— Begin Entries provided —
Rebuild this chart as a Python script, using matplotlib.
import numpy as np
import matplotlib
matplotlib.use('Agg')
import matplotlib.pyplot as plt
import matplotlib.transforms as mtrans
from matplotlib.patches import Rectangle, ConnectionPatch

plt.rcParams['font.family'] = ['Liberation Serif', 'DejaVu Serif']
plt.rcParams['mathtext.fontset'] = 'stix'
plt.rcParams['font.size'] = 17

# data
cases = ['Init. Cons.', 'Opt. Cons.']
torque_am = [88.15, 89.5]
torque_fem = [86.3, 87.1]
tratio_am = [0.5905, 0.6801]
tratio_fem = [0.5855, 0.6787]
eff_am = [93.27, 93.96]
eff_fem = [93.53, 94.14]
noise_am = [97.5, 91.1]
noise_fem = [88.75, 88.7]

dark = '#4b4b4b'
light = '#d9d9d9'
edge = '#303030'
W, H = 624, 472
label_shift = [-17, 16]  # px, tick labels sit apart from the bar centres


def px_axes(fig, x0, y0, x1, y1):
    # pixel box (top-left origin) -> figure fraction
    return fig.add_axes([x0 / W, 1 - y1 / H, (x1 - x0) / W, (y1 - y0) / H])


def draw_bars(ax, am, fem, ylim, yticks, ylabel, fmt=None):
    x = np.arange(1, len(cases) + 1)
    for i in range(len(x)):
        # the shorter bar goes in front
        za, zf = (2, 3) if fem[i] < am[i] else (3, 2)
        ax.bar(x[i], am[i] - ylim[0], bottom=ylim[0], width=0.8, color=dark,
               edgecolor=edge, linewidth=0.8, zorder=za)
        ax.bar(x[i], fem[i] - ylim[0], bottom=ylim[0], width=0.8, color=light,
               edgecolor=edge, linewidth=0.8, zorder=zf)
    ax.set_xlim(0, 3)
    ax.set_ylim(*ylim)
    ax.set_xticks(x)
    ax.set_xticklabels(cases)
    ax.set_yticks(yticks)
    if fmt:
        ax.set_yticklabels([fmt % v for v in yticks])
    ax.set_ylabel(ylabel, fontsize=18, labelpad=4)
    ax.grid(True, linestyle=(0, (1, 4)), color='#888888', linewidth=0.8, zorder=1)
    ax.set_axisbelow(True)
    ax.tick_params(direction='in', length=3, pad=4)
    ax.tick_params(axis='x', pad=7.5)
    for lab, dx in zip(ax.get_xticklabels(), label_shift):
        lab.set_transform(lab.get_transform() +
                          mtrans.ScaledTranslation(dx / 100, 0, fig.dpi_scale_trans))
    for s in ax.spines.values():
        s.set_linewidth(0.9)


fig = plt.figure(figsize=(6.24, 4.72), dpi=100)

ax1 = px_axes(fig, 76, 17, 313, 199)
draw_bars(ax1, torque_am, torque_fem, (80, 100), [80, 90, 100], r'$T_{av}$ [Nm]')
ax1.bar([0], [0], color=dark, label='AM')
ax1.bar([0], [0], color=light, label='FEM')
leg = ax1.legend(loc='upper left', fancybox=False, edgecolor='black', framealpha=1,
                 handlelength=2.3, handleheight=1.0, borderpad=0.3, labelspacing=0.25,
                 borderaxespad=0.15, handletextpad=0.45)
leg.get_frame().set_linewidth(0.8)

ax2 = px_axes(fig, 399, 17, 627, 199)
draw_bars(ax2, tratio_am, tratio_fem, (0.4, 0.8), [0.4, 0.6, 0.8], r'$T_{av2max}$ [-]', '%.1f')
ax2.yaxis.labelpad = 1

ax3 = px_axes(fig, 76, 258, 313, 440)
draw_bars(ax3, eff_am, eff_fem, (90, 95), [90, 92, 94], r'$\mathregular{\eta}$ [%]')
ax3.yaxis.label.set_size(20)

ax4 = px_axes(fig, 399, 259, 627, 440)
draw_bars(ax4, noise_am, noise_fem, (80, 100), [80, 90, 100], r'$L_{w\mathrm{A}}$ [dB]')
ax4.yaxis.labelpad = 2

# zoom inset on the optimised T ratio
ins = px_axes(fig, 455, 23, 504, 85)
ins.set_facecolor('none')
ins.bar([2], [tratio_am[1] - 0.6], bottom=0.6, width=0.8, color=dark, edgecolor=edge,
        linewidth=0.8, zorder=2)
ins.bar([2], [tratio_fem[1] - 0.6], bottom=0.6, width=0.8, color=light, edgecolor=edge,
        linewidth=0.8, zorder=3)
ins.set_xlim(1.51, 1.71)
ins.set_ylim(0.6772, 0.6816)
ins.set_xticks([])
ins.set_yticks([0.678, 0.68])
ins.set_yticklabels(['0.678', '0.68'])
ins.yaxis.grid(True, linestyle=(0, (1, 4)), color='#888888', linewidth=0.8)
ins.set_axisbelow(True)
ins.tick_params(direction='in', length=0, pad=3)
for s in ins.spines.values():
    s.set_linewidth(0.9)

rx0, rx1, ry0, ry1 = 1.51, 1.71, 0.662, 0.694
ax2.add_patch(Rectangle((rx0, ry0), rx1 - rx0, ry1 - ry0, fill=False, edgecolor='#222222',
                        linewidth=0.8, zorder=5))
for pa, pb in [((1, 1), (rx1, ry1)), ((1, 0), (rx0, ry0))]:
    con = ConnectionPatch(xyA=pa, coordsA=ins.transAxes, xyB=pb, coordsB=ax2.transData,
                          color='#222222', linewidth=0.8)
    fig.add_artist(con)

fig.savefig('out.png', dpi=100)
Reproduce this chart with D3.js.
— End Entries provided —
Give all the entries again exactly; leave none out.

Rebuild this chart as a Python script, using matplotlib.
import numpy as np
import matplotlib
matplotlib.use('Agg')
import matplotlib.pyplot as plt
import matplotlib.transforms as mtrans
from matplotlib.patches import Rectangle, ConnectionPatch

plt.rcParams['font.family'] = ['Liberation Serif', 'DejaVu Serif']
plt.rcParams['mathtext.fontset'] = 'stix'
plt.rcParams['font.size'] = 17

# data
cases = ['Init. Cons.', 'Opt. Cons.']
torque_am = [88.15, 89.5]
torque_fem = [86.3, 87.1]
tratio_am = [0.5905, 0.6801]
tratio_fem = [0.5855, 0.6787]
eff_am = [93.27, 93.96]
eff_fem = [93.53, 94.14]
noise_am = [97.5, 91.1]
noise_fem = [88.75, 88.7]

dark = '#4b4b4b'
light = '#d9d9d9'
edge = '#303030'
W, H = 624, 472
label_shift = [-17, 16]  # px, tick labels sit apart from the bar centres


def px_axes(fig, x0, y0, x1, y1):
    # pixel box (top-left origin) -> figure fraction
    return fig.add_axes([x0 / W, 1 - y1 / H, (x1 - x0) / W, (y1 - y0) / H])


def draw_bars(ax, am, fem, ylim, yticks, ylabel, fmt=None):
    x = np.arange(1, len(cases) + 1)
    for i in range(len(x)):
        # the shorter bar goes in front
        za, zf = (2, 3) if fem[i] < am[i] else (3, 2)
        ax.bar(x[i], am[i] - ylim[0], bottom=ylim[0], width=0.8, color=dark,
               edgecolor=edge, linewidth=0.8, zorder=za)
        ax.bar(x[i], fem[i] - ylim[0], bottom=ylim[0], width=0.8, color=light,
               edgecolor=edge, linewidth=0.8, zorder=zf)
    ax.set_xlim(0, 3)
    ax.set_ylim(*ylim)
    ax.set_xticks(x)
    ax.set_xticklabels(cases)
    ax.set_yticks(yticks)
    if fmt:
        ax.set_yticklabels([fmt % v for v in yticks])
    ax.set_ylabel(ylabel, fontsize=18, labelpad=4)
    ax.grid(True, linestyle=(0, (1, 4)), color='#888888', linewidth=0.8, zorder=1)
    ax.set_axisbelow(True)
    ax.tick_params(direction='in', length=3, pad=4)
    ax.tick_params(axis='x', pad=7.5)
    for lab, dx in zip(ax.get_xticklabels(), label_shift):
        lab.set_transform(lab.get_transform() +
                          mtrans.ScaledTranslation(dx / 100, 0, fig.dpi_scale_trans))
    for s in ax.spines.values():
        s.set_linewidth(0.9)


fig = plt.figure(figsize=(6.24, 4.72), dpi=100)

ax1 = px_axes(fig, 76, 17, 313, 199)
draw_bars(ax1, torque_am, torque_fem, (80, 100), [80, 90, 100], r'$T_{av}$ [Nm]')
ax1.bar([0], [0], color=dark, label='AM')
ax1.bar([0], [0], color=light, label='FEM')
leg = ax1.legend(loc='upper left', fancybox=False, edgecolor='black', framealpha=1,
                 handlelength=2.3, handleheight=1.0, borderpad=0.3, labelspacing=0.25,
                 borderaxespad=0.15, handletextpad=0.45)
leg.get_frame().set_linewidth(0.8)

ax2 = px_axes(fig, 399, 17, 627, 199)
draw_bars(ax2, tratio_am, tratio_fem, (0.4, 0.8), [0.4, 0.6, 0.8], r'$T_{av2max}$ [-]', '%.1f')
ax2.yaxis.labelpad = 1

ax3 = px_axes(fig, 76, 258, 313, 440)
draw_bars(ax3, eff_am, eff_fem, (90, 95), [90, 92, 94], r'$\mathregular{\eta}$ [%]')
ax3.yaxis.label.set_size(20)

ax4 = px_axes(fig, 399, 259, 627, 440)
draw_bars(ax4, noise_am, noise_fem, (80, 100), [80, 90, 100], r'$L_{w\mathrm{A}}$ [dB]')
ax4.yaxis.labelpad = 2

# zoom inset on the optimised T ratio
ins = px_axes(fig, 455, 23, 504, 85)
ins.set_facecolor('none')
ins.bar([2], [tratio_am[1] - 0.6], bottom=0.6, width=0.8, color=dark, edgecolor=edge,
        linewidth=0.8, zorder=2)
ins.bar([2], [tratio_fem[1] - 0.6], bottom=0.6, width=0.8, color=light, edgecolor=edge,
        linewidth=0.8, zorder=3)
ins.set_xlim(1.51, 1.71)
ins.set_ylim(0.6772, 0.6816)
ins.set_xticks([])
ins.set_yticks([0.678, 0.68])
ins.set_yticklabels(['0.678', '0.68'])
ins.yaxis.grid(True, linestyle=(0, (1, 4)), color='#888888', linewidth=0.8)
ins.set_axisbelow(True)
ins.tick_params(direction='in', length=0, pad=3)
for s in ins.spines.values():
    s.set_linewidth(0.9)

rx0, rx1, ry0, ry1 = 1.51, 1.71, 0.662, 0.694
ax2.add_patch(Rectangle((rx0, ry0), rx1 - rx0, ry1 - ry0, fill=False, edgecolor='#222222',
                        linewidth=0.8, zorder=5))
for pa, pb in [((1, 1), (rx1, ry1)), ((1, 0), (rx0, ry0))]:
    con = ConnectionPatch(xyA=pa, coordsA=ins.transAxes, xyB=pb, coordsB=ax2.transData,
                          color='#222222', linewidth=0.8)
    fig.add_artist(con)

fig.savefig('out.png', dpi=100)
Reproduce this chart with D3.js.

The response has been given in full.